— BEGIN —

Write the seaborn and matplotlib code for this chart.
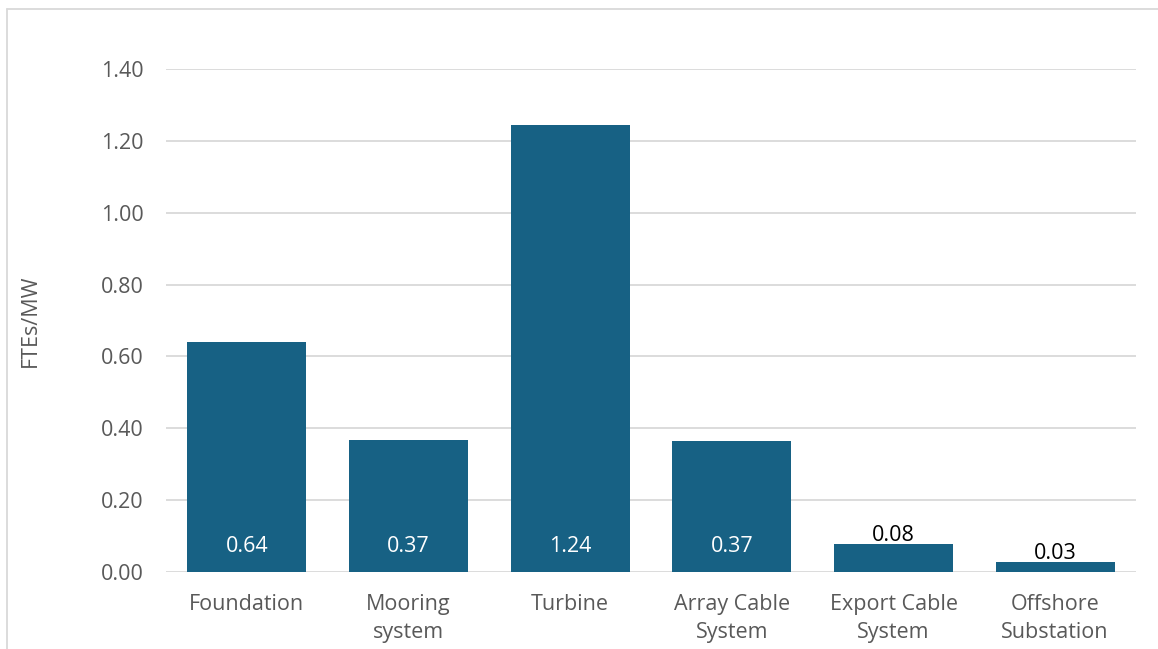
import matplotlib
matplotlib.use("Agg")
import matplotlib.pyplot as plt
import seaborn as sns
import pandas as pd
from matplotlib.lines import Line2D

categories = ["Foundation", "Mooring\nsystem", "Turbine", "Array Cable\nSystem",
              "Export Cable\nSystem", "Offshore\nSubstation"]
values = [0.64, 0.367, 1.245, 0.365, 0.078, 0.028]
labels = ["0.64", "0.37", "1.24", "0.37", "0.08", "0.03"]
yticks = [0.0, 0.2, 0.4, 0.6, 0.8, 1.0, 1.2, 1.4]

sns.set_style("white")
plt.rcParams["font.family"] = ["Open Sans", "DejaVu Sans"]

df = pd.DataFrame({"cat": categories, "val": values})

FS = 15.5
fig = plt.figure(figsize=(11.58, 6.49), dpi=100)
ax = fig.add_axes([166/1158, 1-572/649, (1136-166)/1158, (572-69)/649])
bar_color = "#176184"
sns.barplot(data=df, x="cat", y="val", color=bar_color, width=0.736,
            saturation=1, ax=ax, zorder=3)
for p in ax.patches:
    p.set_edgecolor("none")

ax.set_xlim(-0.5, 5.5)
ax.set_ylim(0, 1.4)
ax.set_yticks(yticks)
ax.set_yticklabels([f"{t:.2f}" for t in yticks])
ax.yaxis.grid(True, color="#d9d9d9", linewidth=1.3, zorder=0)
ax.set_axisbelow(True)
for s in ax.spines.values():
    s.set_visible(False)
ax.tick_params(axis="y", length=0, pad=16, labelsize=FS, labelcolor="#595959")
ax.tick_params(axis="x", length=0, pad=16, labelsize=FS, labelcolor="#595959")
for t in ax.get_xticklabels():
    t.set_linespacing(1.43)
ax.set_xlabel("")
ax.set_ylabel("FTEs/MW", fontsize=FS, color="#595959")
ax.yaxis.set_label_coords(-0.129, 0.5)

for i, (v, lab) in enumerate(zip(values, labels)):
    if v > 0.15:
        ax.text(i, 0.07, lab, ha="center", va="center", color="white", fontsize=FS, zorder=4)
    else:
        ax.text(i, v - 0.006, lab, ha="center", va="bottom", color="black", fontsize=FS, zorder=4)

# outer frame (chart area border)
fx0 = 7.5/1158
fy0 = 1 - 8.5/649
fig.add_artist(Line2D([fx0, fx0], [0, fy0], transform=fig.transFigure, color="#d9d9d9", lw=1.3))
fig.add_artist(Line2D([fx0, 1], [fy0, fy0], transform=fig.transFigure, color="#d9d9d9", lw=1.3))

fig.savefig("out.png", dpi=100)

— END —

Return the full material word for word. Do not include the pictures.

Answer:
Write the seaborn and matplotlib code for this chart.
import matplotlib
matplotlib.use("Agg")
import matplotlib.pyplot as plt
import seaborn as sns
import pandas as pd
from matplotlib.lines import Line2D

categories = ["Foundation", "Mooring\nsystem", "Turbine", "Array Cable\nSystem",
              "Export Cable\nSystem", "Offshore\nSubstation"]
values = [0.64, 0.367, 1.245, 0.365, 0.078, 0.028]
labels = ["0.64", "0.37", "1.24", "0.37", "0.08", "0.03"]
yticks = [0.0, 0.2, 0.4, 0.6, 0.8, 1.0, 1.2, 1.4]

sns.set_style("white")
plt.rcParams["font.family"] = ["Open Sans", "DejaVu Sans"]

df = pd.DataFrame({"cat": categories, "val": values})

FS = 15.5
fig = plt.figure(figsize=(11.58, 6.49), dpi=100)
ax = fig.add_axes([166/1158, 1-572/649, (1136-166)/1158, (572-69)/649])
bar_color = "#176184"
sns.barplot(data=df, x="cat", y="val", color=bar_color, width=0.736,
            saturation=1, ax=ax, zorder=3)
for p in ax.patches:
    p.set_edgecolor("none")

ax.set_xlim(-0.5, 5.5)
ax.set_ylim(0, 1.4)
ax.set_yticks(yticks)
ax.set_yticklabels([f"{t:.2f}" for t in yticks])
ax.yaxis.grid(True, color="#d9d9d9", linewidth=1.3, zorder=0)
ax.set_axisbelow(True)
for s in ax.spines.values():
    s.set_visible(False)
ax.tick_params(axis="y", length=0, pad=16, labelsize=FS, labelcolor="#595959")
ax.tick_params(axis="x", length=0, pad=16, labelsize=FS, labelcolor="#595959")
for t in ax.get_xticklabels():
    t.set_linespacing(1.43)
ax.set_xlabel("")
ax.set_ylabel("FTEs/MW", fontsize=FS, color="#595959")
ax.yaxis.set_label_coords(-0.129, 0.5)

for i, (v, lab) in enumerate(zip(values, labels)):
    if v > 0.15:
        ax.text(i, 0.07, lab, ha="center", va="center", color="white", fontsize=FS, zorder=4)
    else:
        ax.text(i, v - 0.006, lab, ha="center", va="bottom", color="black", fontsize=FS, zorder=4)

# outer frame (chart area border)
fx0 = 7.5/1158
fy0 = 1 - 8.5/649
fig.add_artist(Line2D([fx0, fx0], [0, fy0], transform=fig.transFigure, color="#d9d9d9", lw=1.3))
fig.add_artist(Line2D([fx0, 1], [fy0, fy0], transform=fig.transFigure, color="#d9d9d9", lw=1.3))

fig.savefig("out.png", dpi=100)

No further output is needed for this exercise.